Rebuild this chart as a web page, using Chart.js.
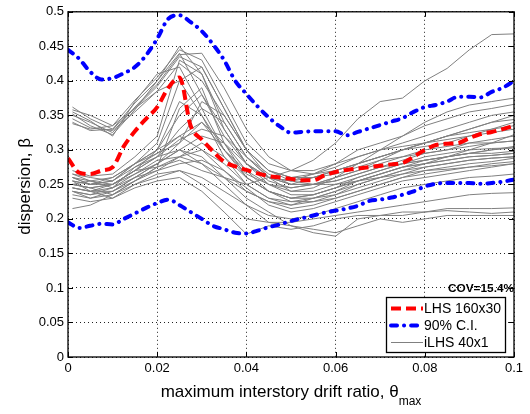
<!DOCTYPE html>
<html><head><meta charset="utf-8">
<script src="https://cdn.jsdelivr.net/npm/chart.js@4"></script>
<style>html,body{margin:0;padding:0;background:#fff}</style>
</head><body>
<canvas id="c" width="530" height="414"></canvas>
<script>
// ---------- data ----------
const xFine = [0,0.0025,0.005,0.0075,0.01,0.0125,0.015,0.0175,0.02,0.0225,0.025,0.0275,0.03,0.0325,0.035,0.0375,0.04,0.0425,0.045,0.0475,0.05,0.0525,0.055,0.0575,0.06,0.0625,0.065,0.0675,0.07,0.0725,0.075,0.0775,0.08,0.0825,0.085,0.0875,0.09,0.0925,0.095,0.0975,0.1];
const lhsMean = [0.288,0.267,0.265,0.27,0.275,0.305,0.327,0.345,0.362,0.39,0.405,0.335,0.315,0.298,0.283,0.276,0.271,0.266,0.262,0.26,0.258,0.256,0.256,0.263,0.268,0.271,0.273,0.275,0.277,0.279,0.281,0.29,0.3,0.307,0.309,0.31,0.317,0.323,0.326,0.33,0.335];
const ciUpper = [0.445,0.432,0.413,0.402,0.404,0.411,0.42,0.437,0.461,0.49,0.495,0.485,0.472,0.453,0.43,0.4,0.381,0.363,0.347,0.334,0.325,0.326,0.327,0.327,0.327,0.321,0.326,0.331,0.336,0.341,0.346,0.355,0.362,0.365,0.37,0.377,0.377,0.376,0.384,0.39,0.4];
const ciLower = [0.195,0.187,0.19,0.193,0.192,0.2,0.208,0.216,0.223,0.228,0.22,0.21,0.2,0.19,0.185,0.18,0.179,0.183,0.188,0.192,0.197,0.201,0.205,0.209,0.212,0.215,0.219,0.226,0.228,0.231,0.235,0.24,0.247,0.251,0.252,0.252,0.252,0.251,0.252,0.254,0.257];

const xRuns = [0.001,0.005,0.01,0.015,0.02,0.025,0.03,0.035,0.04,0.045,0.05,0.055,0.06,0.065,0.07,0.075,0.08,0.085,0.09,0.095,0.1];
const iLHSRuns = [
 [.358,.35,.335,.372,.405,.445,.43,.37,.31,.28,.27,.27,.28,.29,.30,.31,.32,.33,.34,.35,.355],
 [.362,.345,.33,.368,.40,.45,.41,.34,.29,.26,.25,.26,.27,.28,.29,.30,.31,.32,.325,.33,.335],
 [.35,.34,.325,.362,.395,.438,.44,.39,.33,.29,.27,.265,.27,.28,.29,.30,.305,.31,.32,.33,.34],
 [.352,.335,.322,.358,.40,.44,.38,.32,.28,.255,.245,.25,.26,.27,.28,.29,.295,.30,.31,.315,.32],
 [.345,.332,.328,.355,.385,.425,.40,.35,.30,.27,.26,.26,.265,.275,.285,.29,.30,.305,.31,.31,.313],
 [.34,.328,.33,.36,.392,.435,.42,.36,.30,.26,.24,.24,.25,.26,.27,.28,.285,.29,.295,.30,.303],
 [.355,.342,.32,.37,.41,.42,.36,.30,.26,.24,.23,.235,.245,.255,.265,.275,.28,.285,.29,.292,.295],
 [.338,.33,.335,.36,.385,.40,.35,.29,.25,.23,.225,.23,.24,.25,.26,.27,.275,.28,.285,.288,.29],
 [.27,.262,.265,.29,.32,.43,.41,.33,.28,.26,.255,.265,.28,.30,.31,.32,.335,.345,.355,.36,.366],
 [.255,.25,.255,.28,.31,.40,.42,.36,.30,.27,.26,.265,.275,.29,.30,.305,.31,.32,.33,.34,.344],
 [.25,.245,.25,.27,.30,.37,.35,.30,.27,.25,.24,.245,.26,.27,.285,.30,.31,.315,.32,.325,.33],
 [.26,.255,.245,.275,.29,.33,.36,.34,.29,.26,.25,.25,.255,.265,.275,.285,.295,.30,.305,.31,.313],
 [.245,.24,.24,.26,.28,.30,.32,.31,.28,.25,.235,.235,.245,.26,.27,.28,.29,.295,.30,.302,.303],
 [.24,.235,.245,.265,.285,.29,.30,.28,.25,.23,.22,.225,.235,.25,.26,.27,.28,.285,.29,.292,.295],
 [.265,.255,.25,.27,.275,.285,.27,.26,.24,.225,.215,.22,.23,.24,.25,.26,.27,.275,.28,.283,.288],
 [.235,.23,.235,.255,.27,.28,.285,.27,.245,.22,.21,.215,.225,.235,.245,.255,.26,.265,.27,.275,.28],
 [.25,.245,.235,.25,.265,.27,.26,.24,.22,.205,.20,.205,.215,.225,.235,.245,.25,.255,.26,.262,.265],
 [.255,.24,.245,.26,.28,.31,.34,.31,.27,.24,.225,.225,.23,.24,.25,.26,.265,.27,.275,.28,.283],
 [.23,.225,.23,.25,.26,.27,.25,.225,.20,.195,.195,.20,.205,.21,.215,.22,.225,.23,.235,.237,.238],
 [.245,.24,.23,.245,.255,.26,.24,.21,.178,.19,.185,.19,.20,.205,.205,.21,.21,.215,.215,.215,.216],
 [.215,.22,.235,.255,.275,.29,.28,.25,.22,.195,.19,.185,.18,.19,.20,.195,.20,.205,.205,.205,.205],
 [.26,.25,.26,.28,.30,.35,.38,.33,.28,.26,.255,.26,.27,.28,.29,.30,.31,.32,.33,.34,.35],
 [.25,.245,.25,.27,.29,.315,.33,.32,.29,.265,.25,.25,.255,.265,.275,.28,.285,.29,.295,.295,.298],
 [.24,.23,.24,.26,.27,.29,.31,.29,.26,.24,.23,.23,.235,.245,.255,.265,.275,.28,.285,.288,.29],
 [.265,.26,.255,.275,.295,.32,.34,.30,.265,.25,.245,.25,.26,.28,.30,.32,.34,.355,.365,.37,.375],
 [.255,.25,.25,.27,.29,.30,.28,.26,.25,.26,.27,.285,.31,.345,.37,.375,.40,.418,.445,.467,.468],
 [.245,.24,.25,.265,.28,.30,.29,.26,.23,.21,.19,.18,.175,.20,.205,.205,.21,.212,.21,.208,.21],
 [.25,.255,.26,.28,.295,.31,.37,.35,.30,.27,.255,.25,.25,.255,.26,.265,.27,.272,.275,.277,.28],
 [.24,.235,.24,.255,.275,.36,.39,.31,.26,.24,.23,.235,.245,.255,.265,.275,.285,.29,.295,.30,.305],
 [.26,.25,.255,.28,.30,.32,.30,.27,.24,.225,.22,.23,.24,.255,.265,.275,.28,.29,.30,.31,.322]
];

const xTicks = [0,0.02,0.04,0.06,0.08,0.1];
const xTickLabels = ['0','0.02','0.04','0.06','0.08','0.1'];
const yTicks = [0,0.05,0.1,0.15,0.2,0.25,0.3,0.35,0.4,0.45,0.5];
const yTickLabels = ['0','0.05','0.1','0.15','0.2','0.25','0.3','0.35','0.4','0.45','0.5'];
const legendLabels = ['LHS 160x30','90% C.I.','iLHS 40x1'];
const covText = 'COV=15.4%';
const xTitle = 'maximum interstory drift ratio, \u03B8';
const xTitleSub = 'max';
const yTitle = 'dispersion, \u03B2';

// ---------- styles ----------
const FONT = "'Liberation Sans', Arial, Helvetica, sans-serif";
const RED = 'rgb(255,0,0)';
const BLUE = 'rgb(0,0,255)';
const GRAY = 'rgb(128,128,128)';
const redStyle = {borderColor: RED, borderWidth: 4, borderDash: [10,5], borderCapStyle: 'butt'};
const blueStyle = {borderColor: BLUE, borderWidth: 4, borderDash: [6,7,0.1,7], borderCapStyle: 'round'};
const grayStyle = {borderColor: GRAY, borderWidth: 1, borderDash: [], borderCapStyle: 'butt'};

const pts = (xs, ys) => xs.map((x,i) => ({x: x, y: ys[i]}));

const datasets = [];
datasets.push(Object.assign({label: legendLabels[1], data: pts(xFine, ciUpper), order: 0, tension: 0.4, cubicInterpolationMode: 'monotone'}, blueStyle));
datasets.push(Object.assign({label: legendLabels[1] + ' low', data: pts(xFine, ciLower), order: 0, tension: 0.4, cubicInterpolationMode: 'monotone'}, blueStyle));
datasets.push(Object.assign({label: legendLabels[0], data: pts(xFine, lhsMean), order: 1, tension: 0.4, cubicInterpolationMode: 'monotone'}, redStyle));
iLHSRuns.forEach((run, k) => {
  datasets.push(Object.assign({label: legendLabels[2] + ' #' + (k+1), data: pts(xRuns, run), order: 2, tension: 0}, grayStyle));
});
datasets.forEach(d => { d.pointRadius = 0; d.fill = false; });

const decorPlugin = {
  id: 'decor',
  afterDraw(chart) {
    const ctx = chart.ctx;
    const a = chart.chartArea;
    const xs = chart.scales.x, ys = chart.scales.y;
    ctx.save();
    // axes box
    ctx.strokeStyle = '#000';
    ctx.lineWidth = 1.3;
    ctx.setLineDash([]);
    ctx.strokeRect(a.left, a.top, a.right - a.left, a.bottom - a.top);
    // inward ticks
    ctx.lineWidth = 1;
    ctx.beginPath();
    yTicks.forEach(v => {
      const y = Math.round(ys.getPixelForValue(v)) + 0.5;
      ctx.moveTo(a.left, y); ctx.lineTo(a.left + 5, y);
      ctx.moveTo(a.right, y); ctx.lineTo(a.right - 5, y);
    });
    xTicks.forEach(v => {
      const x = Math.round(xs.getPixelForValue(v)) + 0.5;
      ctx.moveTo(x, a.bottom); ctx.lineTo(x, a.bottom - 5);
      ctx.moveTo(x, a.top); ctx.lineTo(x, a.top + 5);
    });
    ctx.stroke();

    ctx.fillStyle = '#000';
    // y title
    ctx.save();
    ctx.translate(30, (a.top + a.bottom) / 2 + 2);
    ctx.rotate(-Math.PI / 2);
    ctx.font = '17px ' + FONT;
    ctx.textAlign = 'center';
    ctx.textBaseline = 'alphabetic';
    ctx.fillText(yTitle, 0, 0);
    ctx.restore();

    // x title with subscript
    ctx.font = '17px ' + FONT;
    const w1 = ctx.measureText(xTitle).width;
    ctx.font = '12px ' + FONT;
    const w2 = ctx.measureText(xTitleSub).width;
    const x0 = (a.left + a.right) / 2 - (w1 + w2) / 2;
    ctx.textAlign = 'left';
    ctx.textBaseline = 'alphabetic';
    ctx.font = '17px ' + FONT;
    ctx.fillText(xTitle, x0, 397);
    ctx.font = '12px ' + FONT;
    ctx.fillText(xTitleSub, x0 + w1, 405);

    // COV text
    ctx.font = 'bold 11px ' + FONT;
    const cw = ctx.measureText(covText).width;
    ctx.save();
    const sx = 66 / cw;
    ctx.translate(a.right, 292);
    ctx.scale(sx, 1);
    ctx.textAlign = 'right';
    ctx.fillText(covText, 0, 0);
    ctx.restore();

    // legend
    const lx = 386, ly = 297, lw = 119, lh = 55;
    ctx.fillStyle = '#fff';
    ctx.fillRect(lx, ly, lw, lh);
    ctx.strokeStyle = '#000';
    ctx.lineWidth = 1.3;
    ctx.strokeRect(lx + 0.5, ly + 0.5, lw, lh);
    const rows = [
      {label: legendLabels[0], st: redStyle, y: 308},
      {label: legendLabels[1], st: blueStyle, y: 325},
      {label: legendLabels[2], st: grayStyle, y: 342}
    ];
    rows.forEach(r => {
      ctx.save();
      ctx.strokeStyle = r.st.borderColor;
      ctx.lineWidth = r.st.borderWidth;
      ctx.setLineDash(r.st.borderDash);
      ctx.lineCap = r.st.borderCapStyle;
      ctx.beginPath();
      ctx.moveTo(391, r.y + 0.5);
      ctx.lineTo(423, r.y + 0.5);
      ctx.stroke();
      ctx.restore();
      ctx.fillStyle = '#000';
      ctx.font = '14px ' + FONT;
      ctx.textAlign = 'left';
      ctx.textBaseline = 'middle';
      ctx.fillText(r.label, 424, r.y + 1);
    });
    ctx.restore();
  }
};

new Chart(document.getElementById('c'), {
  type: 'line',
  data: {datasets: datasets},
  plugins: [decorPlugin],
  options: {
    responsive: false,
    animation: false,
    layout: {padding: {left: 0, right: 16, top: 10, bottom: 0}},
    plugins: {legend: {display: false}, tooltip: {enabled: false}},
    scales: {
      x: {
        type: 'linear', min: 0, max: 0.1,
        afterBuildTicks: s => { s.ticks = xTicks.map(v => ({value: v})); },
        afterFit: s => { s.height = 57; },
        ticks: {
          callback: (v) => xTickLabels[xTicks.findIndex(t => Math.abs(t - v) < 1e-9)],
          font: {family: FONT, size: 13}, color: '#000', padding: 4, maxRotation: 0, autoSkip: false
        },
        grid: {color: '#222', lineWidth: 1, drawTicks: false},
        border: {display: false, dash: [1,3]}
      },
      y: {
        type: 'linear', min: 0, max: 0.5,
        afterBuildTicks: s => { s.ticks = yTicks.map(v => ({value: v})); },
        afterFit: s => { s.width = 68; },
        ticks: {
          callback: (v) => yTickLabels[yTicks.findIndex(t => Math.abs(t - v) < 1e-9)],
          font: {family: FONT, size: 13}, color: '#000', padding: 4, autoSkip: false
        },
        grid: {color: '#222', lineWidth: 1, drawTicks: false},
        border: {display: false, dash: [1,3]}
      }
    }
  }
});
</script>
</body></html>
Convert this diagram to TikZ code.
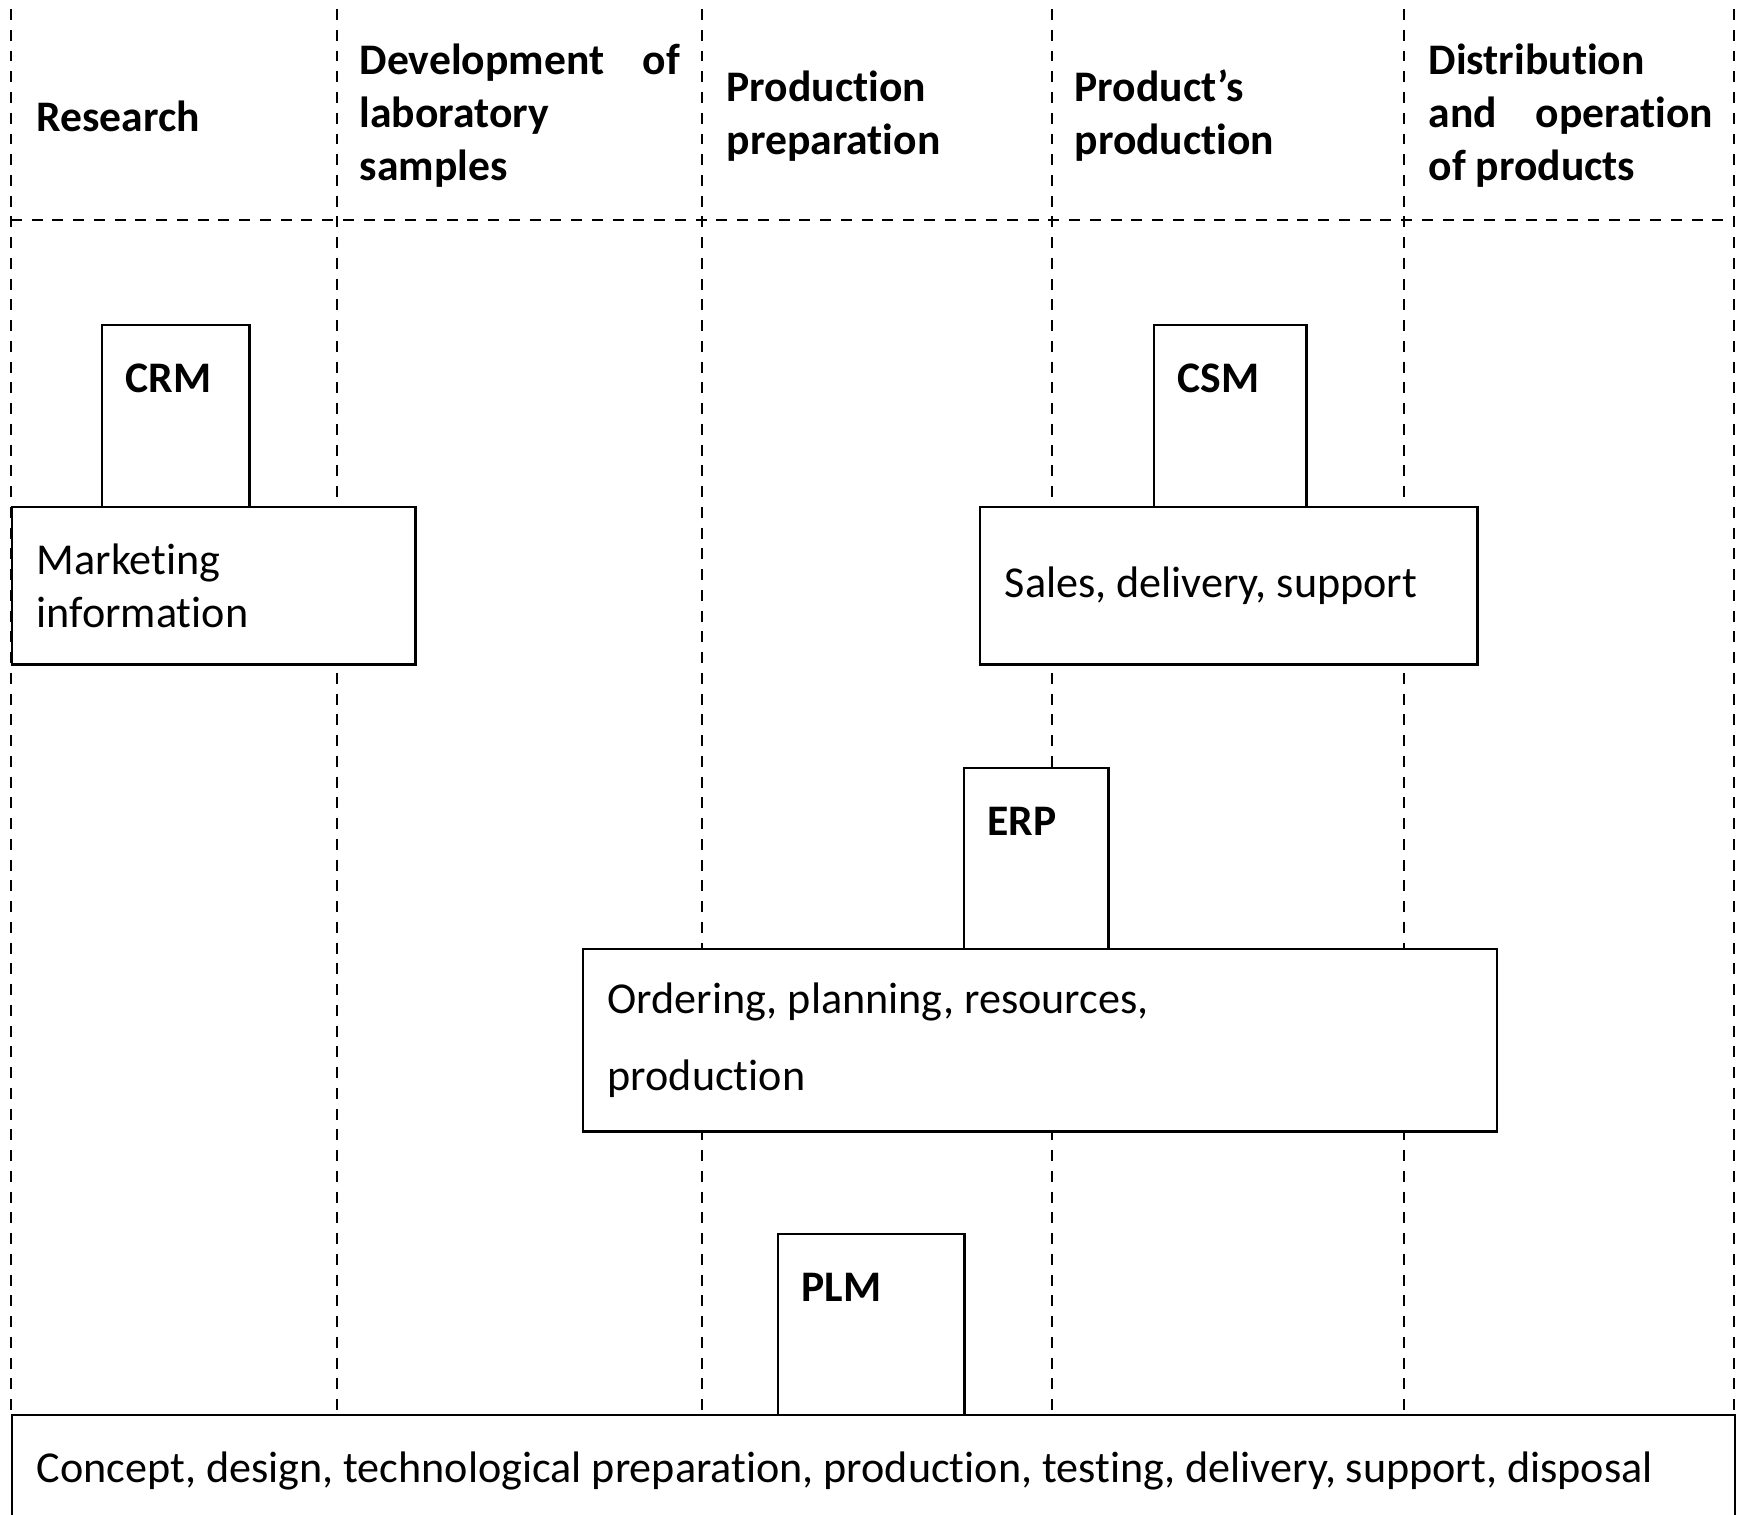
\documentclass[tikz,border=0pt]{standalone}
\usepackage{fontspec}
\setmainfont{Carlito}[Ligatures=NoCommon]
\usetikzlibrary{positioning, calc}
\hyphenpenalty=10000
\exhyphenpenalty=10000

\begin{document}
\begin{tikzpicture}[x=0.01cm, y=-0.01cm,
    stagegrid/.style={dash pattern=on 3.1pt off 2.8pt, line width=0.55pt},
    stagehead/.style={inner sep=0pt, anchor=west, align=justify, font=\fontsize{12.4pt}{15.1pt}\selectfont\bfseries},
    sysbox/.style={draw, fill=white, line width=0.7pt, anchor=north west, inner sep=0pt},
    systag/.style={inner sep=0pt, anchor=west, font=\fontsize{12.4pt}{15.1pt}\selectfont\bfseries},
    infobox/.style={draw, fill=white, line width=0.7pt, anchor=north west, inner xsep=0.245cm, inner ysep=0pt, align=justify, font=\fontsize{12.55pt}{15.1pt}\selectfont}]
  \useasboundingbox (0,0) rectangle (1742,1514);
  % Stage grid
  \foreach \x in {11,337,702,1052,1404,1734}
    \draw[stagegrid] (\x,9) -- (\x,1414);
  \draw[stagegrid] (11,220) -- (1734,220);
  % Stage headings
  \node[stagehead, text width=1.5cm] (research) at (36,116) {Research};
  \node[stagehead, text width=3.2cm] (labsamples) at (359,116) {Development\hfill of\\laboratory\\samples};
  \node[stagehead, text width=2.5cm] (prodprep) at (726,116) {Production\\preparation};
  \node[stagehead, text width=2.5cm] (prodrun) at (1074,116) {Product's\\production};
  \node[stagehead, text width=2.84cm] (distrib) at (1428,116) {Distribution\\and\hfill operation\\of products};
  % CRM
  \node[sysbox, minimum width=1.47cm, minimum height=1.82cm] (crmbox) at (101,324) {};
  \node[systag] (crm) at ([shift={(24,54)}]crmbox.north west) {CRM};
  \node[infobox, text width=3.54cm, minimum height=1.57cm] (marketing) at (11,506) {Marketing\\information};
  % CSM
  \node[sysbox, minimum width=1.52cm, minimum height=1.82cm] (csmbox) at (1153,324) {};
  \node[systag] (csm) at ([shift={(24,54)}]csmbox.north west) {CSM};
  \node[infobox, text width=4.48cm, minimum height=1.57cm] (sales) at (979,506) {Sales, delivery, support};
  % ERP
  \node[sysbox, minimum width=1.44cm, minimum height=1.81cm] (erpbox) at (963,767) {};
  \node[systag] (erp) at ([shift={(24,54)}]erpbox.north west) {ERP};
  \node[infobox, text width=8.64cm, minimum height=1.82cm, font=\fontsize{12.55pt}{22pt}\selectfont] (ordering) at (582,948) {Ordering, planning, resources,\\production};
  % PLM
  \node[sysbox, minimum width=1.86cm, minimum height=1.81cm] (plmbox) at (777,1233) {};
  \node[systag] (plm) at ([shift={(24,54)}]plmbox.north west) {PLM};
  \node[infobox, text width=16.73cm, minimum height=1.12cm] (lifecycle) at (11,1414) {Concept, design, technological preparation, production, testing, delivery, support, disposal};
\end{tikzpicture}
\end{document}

Problem details – Count the lines above that contain the word "this". Give only the number.

Result of the exercise – 2